Note that the action part is guarded by a condition (if(compare(p1,p2) > 0)). This means that return sort(...) is executed only when two bad-ordered elements are found. When p1 and p2 are correctly ordered, the matching procedure continues and extracts another couple p1 and p2. As mentioned in Part II, when Tom cannot find two elements p1 and p2 such that the condition is satisfied (the list is sorted), the return sort(...) statement is not executed and the control flow is transferred to the following statement: return subject;

As mentioned previously, when two elements have to be swapped, a new list is built. This done via the ``' (backquote) construct. This construct, used before to retrieve instantiated variables, can also be use to build a new term. In order to build an Xml document, the xml(...) function has to be used. The number of parameters depends on the Xml mapping which is used. In our case, when manipulating DOM objects, a new subtree is built is the context of a main document. This extra-parameter is given in the first argument of the xml function. Thus, `xml(dom,<Persons>...<Persons>) builds a new <Person></Person> node, as a child of the dom document. When using the TNode.tom mapping, a library based on Gom is used. In this case, it is no longer necessary (and even not correct) to use this extra argument.

4.2.4 Sorting by side effect

In the previous section, we considered a sorting algorithm expressed in a pure functional programming style: when two elements have to be swapped, a new list is built and returned.

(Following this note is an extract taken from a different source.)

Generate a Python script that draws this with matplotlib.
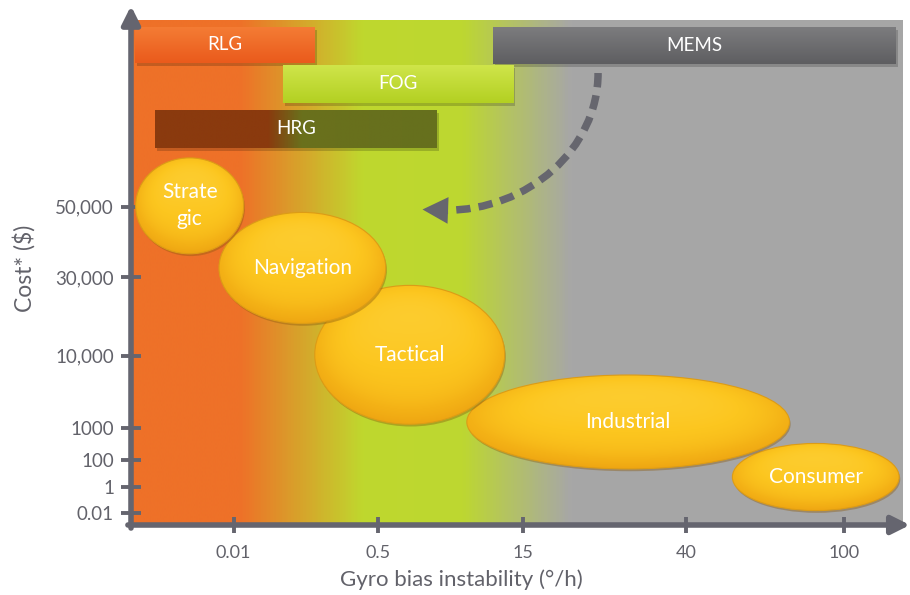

In the following example, we exploit OO-style of the DOM library and perform a swap in place: the list is updated by swapping two elements (with side effect):

  private static void sort(Node subject) {
    %match(subject) {
      r @ <_>p1@<_ Age=a1></_> p2@<_ Age=a2></_></_> -> {
        if(`a1.compareTo(`a2) > 0) {
          `r.replaceChild(`p2.cloneNode(true),`p1);
          `r.replaceChild(`p1,`p2);
          `sort(r);
          return;
        }
      }
    }
  }

In this example, we use the notion of anonymous Xml node (<_>...</_>) which allows to describe more generic algorithms.